Monday, October 8, 2018

PVt Robert Lee Lafferty

PVT Robert Lee "Bus" Lafferty was born in September 1895 in Lacrosse, Arkansas to James Frank and Julia M. (Ward) Lafferty. The family resided in Lacrosse, Arkansas where his father worked as a blacksmith.

On a hot mid-August day in the year of the 1901 drought, Frank Lafferty with his wife Julia (Ward) Lafferty left La Crosse, Izard County, Arkansas by way of wagon-drawn by horses or mules owned and driven by Bob or Pete Wilkerson. Their children at the time were Fannie, Robert Lee, Emmett Lee, and Hester Lee. (If this is the correct year Hester was only six months old) She was born the 1st day of Feb 1901. They left behind two daughters. Edith was the name of one of them. They died at a very young age. Mr Wilkerson told Emmett, in the early 30's, that he never thought that he (Emmett) could complete the trip because of a very high fever, (don't know what kind of fever.)

When arriving at Lead Hill they moved into a house owned by the Penix Family and Frank after arriving at Lead Hill he worked at a cotton Gin and also at  a Flour and feed Mill, probably owned by the Milum Family. (Frank was probably a miller by trade since there was a Lafferty Mill on Lafferty Creek in Izard County. He was also a blacksmith and a boatsman. There move could have been made because Julia's folks were living at Lead Hill at the time. Julia's mother and three sisters are buried in and near Lead Hill.

After a short time at Lead Hill they moved to Kenner, Boone County, Arkansas, where a railroad was being built. Frank set up his blacksmith shop as the work on the railroad was done by hand using horse drawn slips to build and shape the railroad bed in order to lay the ties and rail. After the railroad was completed they moved back to Lead Hill where he may have worked in the Blacksmith shop for a while.

They moved to the Blackwell farm in 1904 or 1905 (This is near Monark, Marion County, Arkansas.) After starting to farm Frank made one crop and had begun another when he died on this farm in 1906. He died apparently of a fever cased from drinking contaminated water from a large spring on this farm. (Beavers were living in a cave out of which the spring was flowing). Robert Lee (Bus) was old enough at this time to help out with the farm work , such as driving the teams of mules and oxen for plowing.

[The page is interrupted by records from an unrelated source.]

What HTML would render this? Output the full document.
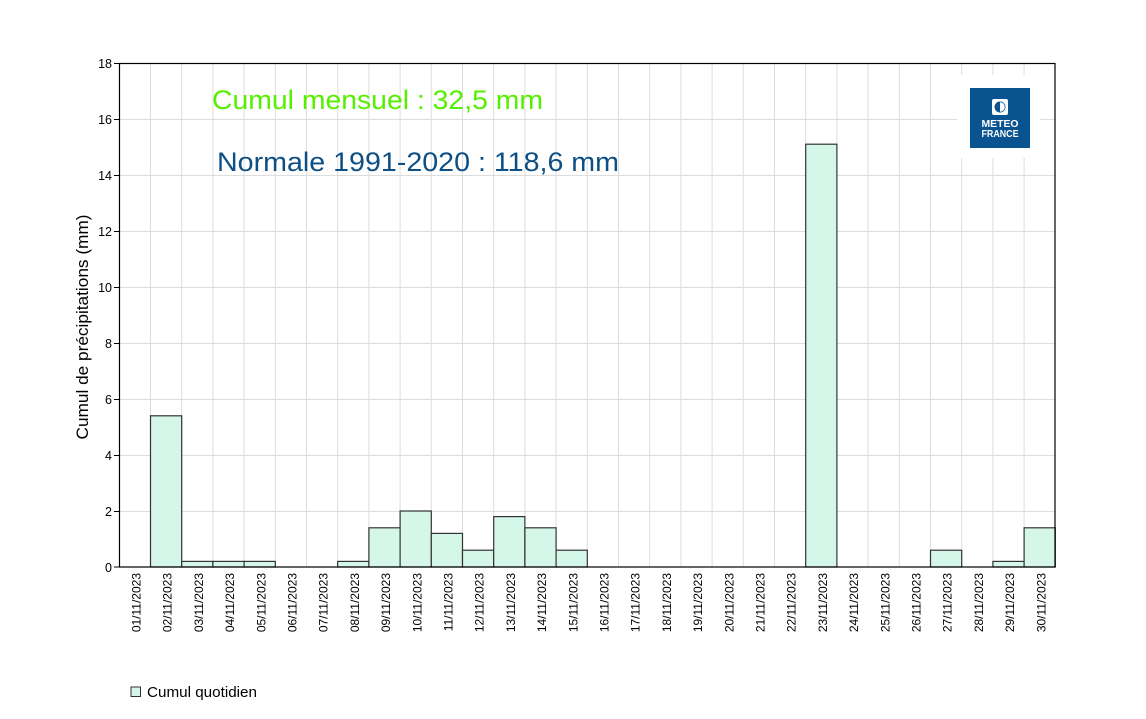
<!DOCTYPE html>
<html><head><meta charset="utf-8"><style>
html,body{margin:0;padding:0;background:#fff;}
svg{display:block;}
text{font-family:"Liberation Sans",Arial,sans-serif;}
</style></head><body>
<svg width="1146" height="719" viewBox="0 0 1146 719" xmlns="http://www.w3.org/2000/svg">
<rect x="0" y="0" width="1146" height="719" fill="#fff"/>
<g stroke="#dddddd" stroke-width="1">
<line x1="150.5" y1="63" x2="150.5" y2="567"/><line x1="181.7" y1="63" x2="181.7" y2="567"/><line x1="212.9" y1="63" x2="212.9" y2="567"/><line x1="244.1" y1="63" x2="244.1" y2="567"/><line x1="275.3" y1="63" x2="275.3" y2="567"/><line x1="306.5" y1="63" x2="306.5" y2="567"/><line x1="337.7" y1="63" x2="337.7" y2="567"/><line x1="368.9" y1="63" x2="368.9" y2="567"/><line x1="400.1" y1="63" x2="400.1" y2="567"/><line x1="431.3" y1="63" x2="431.3" y2="567"/><line x1="462.5" y1="63" x2="462.5" y2="567"/><line x1="493.7" y1="63" x2="493.7" y2="567"/><line x1="524.9" y1="63" x2="524.9" y2="567"/><line x1="556.1" y1="63" x2="556.1" y2="567"/><line x1="587.3" y1="63" x2="587.3" y2="567"/><line x1="618.5" y1="63" x2="618.5" y2="567"/><line x1="649.7" y1="63" x2="649.7" y2="567"/><line x1="680.9" y1="63" x2="680.9" y2="567"/><line x1="712.1" y1="63" x2="712.1" y2="567"/><line x1="743.3" y1="63" x2="743.3" y2="567"/><line x1="774.5" y1="63" x2="774.5" y2="567"/><line x1="805.7" y1="63" x2="805.7" y2="567"/><line x1="836.9" y1="63" x2="836.9" y2="567"/><line x1="868.1" y1="63" x2="868.1" y2="567"/><line x1="899.3" y1="63" x2="899.3" y2="567"/><line x1="930.5" y1="63" x2="930.5" y2="567"/><line x1="961.7" y1="63" x2="961.7" y2="567"/><line x1="992.9" y1="63" x2="992.9" y2="567"/><line x1="1024.1" y1="63" x2="1024.1" y2="567"/>
<line x1="119" y1="119.5" x2="1055" y2="119.5"/><line x1="119" y1="175.5" x2="1055" y2="175.5"/><line x1="119" y1="231.5" x2="1055" y2="231.5"/><line x1="119" y1="287.5" x2="1055" y2="287.5"/><line x1="119" y1="343.5" x2="1055" y2="343.5"/><line x1="119" y1="399.5" x2="1055" y2="399.5"/><line x1="119" y1="455.5" x2="1055" y2="455.5"/><line x1="119" y1="511.5" x2="1055" y2="511.5"/>
</g>
<rect x="957" y="75" width="83" height="83" fill="#fff"/>
<rect x="970" y="88" width="60" height="60" fill="#0a5391"/>
<rect x="992" y="99" width="16" height="16" rx="2" fill="#fff"/>
<circle cx="1000" cy="107" r="5.5" fill="#0a5391"/>
<path d="M1000 102.2 A4.8 4.8 0 0 1 1000 111.8 Z" fill="#fff"/>
<text x="1000" y="127" font-size="10" font-weight="bold" fill="#fff" text-anchor="middle" textLength="37" lengthAdjust="spacingAndGlyphs">METEO</text>
<text x="1000" y="137" font-size="10" font-weight="bold" fill="#fff" text-anchor="middle" textLength="37" lengthAdjust="spacingAndGlyphs">FRANCE</text>
<g fill="#d4f7ea" stroke="#333" stroke-width="1.2">
<rect x="150.5" y="415.8" width="31.2" height="151.2"/>
<rect x="181.7" y="561.4" width="31.2" height="5.6"/>
<rect x="212.9" y="561.4" width="31.2" height="5.6"/>
<rect x="244.1" y="561.4" width="31.2" height="5.6"/>
<rect x="337.7" y="561.4" width="31.2" height="5.6"/>
<rect x="368.9" y="527.8" width="31.2" height="39.2"/>
<rect x="400.1" y="511" width="31.2" height="56"/>
<rect x="431.3" y="533.4" width="31.2" height="33.6"/>
<rect x="462.5" y="550.2" width="31.2" height="16.8"/>
<rect x="493.7" y="516.6" width="31.2" height="50.4"/>
<rect x="524.9" y="527.8" width="31.2" height="39.2"/>
<rect x="556.1" y="550.2" width="31.2" height="16.8"/>
<rect x="805.7" y="144.2" width="31.2" height="422.8"/>
<rect x="930.5" y="550.2" width="31.2" height="16.8"/>
<rect x="992.9" y="561.4" width="31.2" height="5.6"/>
<rect x="1024.1" y="527.8" width="31.2" height="39.2"/>
</g>
<rect x="119.5" y="63.5" width="935.5" height="503.5" fill="none" stroke="#000" stroke-width="1.2"/>
<g stroke="#000" stroke-width="1">
<line x1="114" y1="63.5" x2="119" y2="63.5"/><line x1="114" y1="119.5" x2="119" y2="119.5"/><line x1="114" y1="175.5" x2="119" y2="175.5"/><line x1="114" y1="231.5" x2="119" y2="231.5"/><line x1="114" y1="287.5" x2="119" y2="287.5"/><line x1="114" y1="343.5" x2="119" y2="343.5"/><line x1="114" y1="399.5" x2="119" y2="399.5"/><line x1="114" y1="455.5" x2="119" y2="455.5"/><line x1="114" y1="511.5" x2="119" y2="511.5"/><line x1="114" y1="567" x2="119" y2="567"/>
</g>
<g font-size="12.5" fill="#000" text-anchor="end">
<text x="112" y="68">18</text><text x="112" y="124">16</text><text x="112" y="180">14</text><text x="112" y="236">12</text><text x="112" y="292">10</text><text x="112" y="348">8</text><text x="112" y="404">6</text><text x="112" y="460">4</text><text x="112" y="516">2</text><text x="112" y="572">0</text>
</g>
<text transform="translate(88,327) rotate(-90)" font-size="17" fill="#000" text-anchor="middle" textLength="225" lengthAdjust="spacingAndGlyphs">Cumul de précipitations (mm)</text>
<g font-size="12" fill="#000" text-anchor="end">
<text transform="translate(140.5,573) rotate(-90)">01/11/2023</text>
<text transform="translate(171.7,573) rotate(-90)">02/11/2023</text>
<text transform="translate(202.9,573) rotate(-90)">03/11/2023</text>
<text transform="translate(234.1,573) rotate(-90)">04/11/2023</text>
<text transform="translate(265.3,573) rotate(-90)">05/11/2023</text>
<text transform="translate(296.5,573) rotate(-90)">06/11/2023</text>
<text transform="translate(327.7,573) rotate(-90)">07/11/2023</text>
<text transform="translate(358.9,573) rotate(-90)">08/11/2023</text>
<text transform="translate(390.1,573) rotate(-90)">09/11/2023</text>
<text transform="translate(421.3,573) rotate(-90)">10/11/2023</text>
<text transform="translate(452.5,573) rotate(-90)">11/11/2023</text>
<text transform="translate(483.7,573) rotate(-90)">12/11/2023</text>
<text transform="translate(514.9,573) rotate(-90)">13/11/2023</text>
<text transform="translate(546.1,573) rotate(-90)">14/11/2023</text>
<text transform="translate(577.3,573) rotate(-90)">15/11/2023</text>
<text transform="translate(608.5,573) rotate(-90)">16/11/2023</text>
<text transform="translate(639.7,573) rotate(-90)">17/11/2023</text>
<text transform="translate(670.9,573) rotate(-90)">18/11/2023</text>
<text transform="translate(702.1,573) rotate(-90)">19/11/2023</text>
<text transform="translate(733.3,573) rotate(-90)">20/11/2023</text>
<text transform="translate(764.5,573) rotate(-90)">21/11/2023</text>
<text transform="translate(795.7,573) rotate(-90)">22/11/2023</text>
<text transform="translate(826.9,573) rotate(-90)">23/11/2023</text>
<text transform="translate(858.1,573) rotate(-90)">24/11/2023</text>
<text transform="translate(889.3,573) rotate(-90)">25/11/2023</text>
<text transform="translate(920.5,573) rotate(-90)">26/11/2023</text>
<text transform="translate(951.7,573) rotate(-90)">27/11/2023</text>
<text transform="translate(982.9,573) rotate(-90)">28/11/2023</text>
<text transform="translate(1014.1,573) rotate(-90)">29/11/2023</text>
<text transform="translate(1045.3,573) rotate(-90)">30/11/2023</text>
</g>
<text x="212" y="109" font-size="27" fill="#55f000" textLength="331" lengthAdjust="spacingAndGlyphs">Cumul mensuel : 32,5 mm</text>
<text x="217" y="171" font-size="27" fill="#0d4f85" textLength="402" lengthAdjust="spacingAndGlyphs">Normale 1991-2020 : 118,6 mm</text>
<rect x="131" y="687" width="9.5" height="9.5" fill="#d4f7ea" stroke="#333" stroke-width="1"/>
<text x="147" y="697" font-size="15" fill="#000" textLength="110" lengthAdjust="spacingAndGlyphs">Cumul quotidien</text>
</svg>
</body></html>
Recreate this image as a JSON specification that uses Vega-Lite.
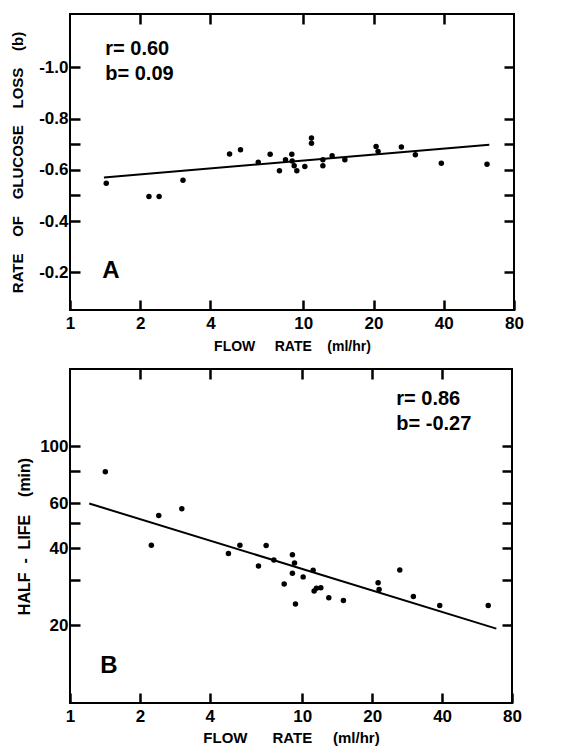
{
  "$schema": "https://vega.github.io/schema/vega-lite/v6.json",
  "background": "white",
  "padding": {"left": 9, "top": 11, "right": 5, "bottom": 5},
  "spacing": 12,
  "config": {
    "view": {"stroke": "black", "strokeWidth": 2},
    "axis": {
      "domain": false, "grid": false, "ticks": true, "zindex": 1,
      "tickColor": "black", "tickWidth": 2.5, "tickSize": 10, "offset": -10, "tickOpacity": 1,
      "labelFont": "Liberation Sans", "labelFontWeight": "bold", "labelFontSize": 17, "labelColor": "black",
      "titleFont": "Liberation Sans", "titleFontWeight": "bold", "titleColor": "black",
      "labelFlush": false, "labelOverlap": false
    },
    "text": {"font": "Liberation Sans", "fontWeight": "bold", "color": "black"}
  },
  "datasets": {
    "a_points": [
      {"flow": 1.43, "rate": -0.548}, {"flow": 2.18, "rate": -0.496}, {"flow": 2.41, "rate": -0.496},
      {"flow": 3.05, "rate": -0.559}, {"flow": 4.83, "rate": -0.662}, {"flow": 5.38, "rate": -0.678},
      {"flow": 6.41, "rate": -0.630}, {"flow": 7.21, "rate": -0.661}, {"flow": 7.90, "rate": -0.596},
      {"flow": 8.39, "rate": -0.639}, {"flow": 8.93, "rate": -0.661}, {"flow": 8.96, "rate": -0.634},
      {"flow": 9.14, "rate": -0.616}, {"flow": 9.38, "rate": -0.596}, {"flow": 10.15, "rate": -0.613},
      {"flow": 10.84, "rate": -0.724}, {"flow": 10.84, "rate": -0.704}, {"flow": 12.13, "rate": -0.639},
      {"flow": 12.13, "rate": -0.616}, {"flow": 13.29, "rate": -0.655}, {"flow": 15.07, "rate": -0.639},
      {"flow": 20.51, "rate": -0.691}, {"flow": 20.92, "rate": -0.672}, {"flow": 26.33, "rate": -0.689},
      {"flow": 30.22, "rate": -0.659}, {"flow": 39.05, "rate": -0.626}, {"flow": 61.3, "rate": -0.622}
    ],
    "a_line": [{"flow": 1.398, "rate": -0.570}, {"flow": 62.7, "rate": -0.6975}],
    "a_text": [
      {"flow": 1.416, "rate": -1.071, "label": "r= 0.60", "kind": "stat"},
      {"flow": 1.416, "rate": -0.975, "label": "b= 0.09", "kind": "stat"},
      {"flow": 1.375, "rate": -0.204, "label": "A", "kind": "panel"}
    ],
    "b_points": [
      {"flow": 1.419, "halflife": 79.6}, {"flow": 2.24, "halflife": 41.1}, {"flow": 2.41, "halflife": 53.7},
      {"flow": 3.03, "halflife": 57.0}, {"flow": 4.81, "halflife": 38.1}, {"flow": 5.39, "halflife": 41.1},
      {"flow": 6.48, "halflife": 34.1}, {"flow": 6.99, "halflife": 41.0}, {"flow": 7.55, "halflife": 36.0},
      {"flow": 8.36, "halflife": 29.0}, {"flow": 9.07, "halflife": 37.7}, {"flow": 9.26, "halflife": 35.0},
      {"flow": 9.07, "halflife": 31.9}, {"flow": 9.35, "halflife": 24.2}, {"flow": 10.09, "halflife": 30.9},
      {"flow": 11.14, "halflife": 32.8}, {"flow": 11.25, "halflife": 27.2}, {"flow": 11.51, "halflife": 27.9},
      {"flow": 12.02, "halflife": 28.0}, {"flow": 13.01, "halflife": 25.6}, {"flow": 15.04, "halflife": 25.0},
      {"flow": 21.21, "halflife": 29.3}, {"flow": 21.42, "halflife": 27.6}, {"flow": 26.3, "halflife": 32.9},
      {"flow": 30.09, "halflife": 25.9}, {"flow": 39.08, "halflife": 23.9}, {"flow": 63.2, "halflife": 23.9}
    ],
    "b_line": [{"flow": 1.21, "halflife": 59.8}, {"flow": 68.5, "halflife": 19.4}],
    "b_text": [
      {"flow": 25.4, "halflife": 152.7, "label": "r= 0.86", "kind": "stat"},
      {"flow": 25.4, "halflife": 121.9, "label": "b= -0.27", "kind": "stat"},
      {"flow": 1.35, "halflife": 13.8, "label": "B", "kind": "panel"}
    ]
  },
  "vconcat": [
    {
      "width": 444, "height": 296,
      "resolve": {"axis": {"x": "independent", "y": "independent"}},
      "layer": [
        {
          "data": {"name": "a_points"},
          "mark": {"type": "circle", "color": "black", "opacity": 1, "size": 30},
          "encoding": {
            "x": {"field": "flow", "type": "quantitative",
              "scale": {"type": "log", "domain": [1, 80], "nice": false},
              "axis": {"orient": "bottom", "values": [1, 2, 4, 10, 20, 40, 80], "format": "d",
                "title": "FLOW\u00a0\u00a0\u00a0\u00a0\u00a0RATE\u00a0\u00a0\u00a0\u00a0(ml/hr)", "titleFontSize": 14,
                "labelPadding": 5, "titlePadding": 8}},
            "y": {"field": "rate", "type": "quantitative",
              "scale": {"domain": [-1.208, -0.053], "reverse": true, "nice": false, "zero": false},
              "axis": {"orient": "left", "values": [-0.2, -0.4, -0.5, -0.6, -0.7, -0.8, -1.0],
                "labelExpr": "indexof([-0.5, -0.7], datum.value) >= 0 ? '' : '-' + format(abs(datum.value), '.1f')",
                "title": "RATE\u00a0\u00a0\u00a0\u00a0OF\u00a0\u00a0\u00a0\u00a0GLUCOSE\u00a0\u00a0\u00a0\u00a0LOSS\u00a0\u00a0\u00a0\u00a0(b)",
                "titleFontSize": 15, "labelPadding": 2, "titlePadding": 13}}
          }
        },
        {
          "data": {"name": "a_line"},
          "mark": {"type": "line", "color": "black", "strokeWidth": 2},
          "encoding": {
            "x": {"field": "flow", "type": "quantitative",
              "axis": {"orient": "top", "values": [2, 4, 10, 20, 40], "labels": false, "title": null}},
            "y": {"field": "rate", "type": "quantitative",
              "axis": {"orient": "right", "values": [-0.2, -0.4, -0.5, -0.6, -0.7, -0.8, -1.0], "labels": false, "title": null}}
          }
        },
        {
          "data": {"name": "a_text"},
          "transform": [{"filter": "datum.kind == 'stat'"}],
          "mark": {"type": "text", "align": "left", "baseline": "middle", "fontSize": 20},
          "encoding": {
            "x": {"field": "flow", "type": "quantitative", "axis": null},
            "y": {"field": "rate", "type": "quantitative", "axis": null},
            "text": {"field": "label"}
          }
        },
        {
          "data": {"name": "a_text"},
          "transform": [{"filter": "datum.kind == 'panel'"}],
          "mark": {"type": "text", "align": "left", "baseline": "middle", "fontSize": 24},
          "encoding": {
            "x": {"field": "flow", "type": "quantitative", "axis": null},
            "y": {"field": "rate", "type": "quantitative", "axis": null},
            "text": {"field": "label"}
          }
        }
      ]
    },
    {
      "width": 442, "height": 334,
      "resolve": {"axis": {"x": "independent", "y": "independent"}},
      "layer": [
        {
          "data": {"name": "b_points"},
          "mark": {"type": "circle", "color": "black", "opacity": 1, "size": 30},
          "encoding": {
            "x": {"field": "flow", "type": "quantitative",
              "scale": {"type": "log", "domain": [1, 80], "nice": false},
              "axis": {"orient": "bottom", "values": [1, 2, 4, 10, 20, 40, 80], "format": "d",
                "title": "FLOW\u00a0\u00a0\u00a0\u00a0\u00a0\u00a0RATE\u00a0\u00a0\u00a0\u00a0\u00a0(ml/hr)", "titleFontSize": 15,
                "labelPadding": 5, "titlePadding": 6}},
            "y": {"field": "halflife", "type": "quantitative",
              "scale": {"type": "log", "domain": [9.93, 200.7], "nice": false},
              "axis": {"orient": "left", "values": [20, 30, 40, 50, 60, 80, 100],
                "labelExpr": "indexof([30, 50, 80], datum.value) >= 0 ? '' : format(datum.value, 'd')",
                "title": "HALF\u00a0\u00a0-\u00a0\u00a0LIFE\u00a0\u00a0\u00a0\u00a0(min)",
                "titleFontSize": 16, "labelPadding": 2, "titlePadding": 7}}
          }
        },
        {
          "data": {"name": "b_line"},
          "mark": {"type": "line", "color": "black", "strokeWidth": 2},
          "encoding": {
            "x": {"field": "flow", "type": "quantitative",
              "axis": {"orient": "top", "values": [2, 4, 10, 20, 40], "labels": false, "title": null}},
            "y": {"field": "halflife", "type": "quantitative",
              "axis": {"orient": "right", "values": [20, 30, 40, 50, 60, 80, 100], "labels": false, "title": null}}
          }
        },
        {
          "data": {"name": "b_text"},
          "transform": [{"filter": "datum.kind == 'stat'"}],
          "mark": {"type": "text", "align": "left", "baseline": "middle", "fontSize": 20},
          "encoding": {
            "x": {"field": "flow", "type": "quantitative", "axis": null},
            "y": {"field": "halflife", "type": "quantitative", "axis": null},
            "text": {"field": "label"}
          }
        },
        {
          "data": {"name": "b_text"},
          "transform": [{"filter": "datum.kind == 'panel'"}],
          "mark": {"type": "text", "align": "left", "baseline": "middle", "fontSize": 24},
          "encoding": {
            "x": {"field": "flow", "type": "quantitative", "axis": null},
            "y": {"field": "halflife", "type": "quantitative", "axis": null},
            "text": {"field": "label"}
          }
        }
      ]
    }
  ]
}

After Frank's death times were very hard and the only work that Julia could find was doing washing's and fire building for the school.
After induction, Robert was assigned to I Company 116th Infantry.  He trained with the unit at Camp McClellan, Alabama.  The unit departed Hoboken, New Jersey aboard the USS Finland on 15 Jun 1918 and debarked in France on 28 June.  PVT Lafferty was killed in action as recounted in this letter:
My Dear Mrs. Lafferty:

It is with deep sympathy in your bereavement we send you this record which we have received from Paris concerning the death of Pvt. Lafferty. Our informant is Pvt. Herman Lee, whose home is Timberville, Va. Under date of Jan. 13, he made the following statement to one of our Red Cross Searchers: "We went over the top for the first time on October 8th and were advancing over No Man's Land in line of skirmishers and had gone about two hundred yards when a large shell struck along-side Pvt. Lafferty, on his left and killed him instantly. I did not stop as the attack had just begun and I do not know where his body was buried, as we did not come back in that direction for several days. For the exact location of the grave we suggest you write direct to Chief Graves Registration Bureau, Headquarters, Service of Supply, American E.F. , A.P.O. 717, France. Wherever possible, photographs of the graves are taken and sent to the families, to our Bureau, and if one is sent of Pvt. Lafferty's burial place, we shall of course, forward it to you promptly. Reverently we think of the sacrifice you have made to our country though this soldier and assure you we feel it a privilege to help you in any way we can.
Yours sincerely W.R. Castle, Jr.
PVT Lafferty's body was apparently not recovered and he is memorialized on the tablets of the missing at the Meuse-Argonne American Cemetery.

Brother, Emmett Lee Lafferty, served as a SGT in World War One.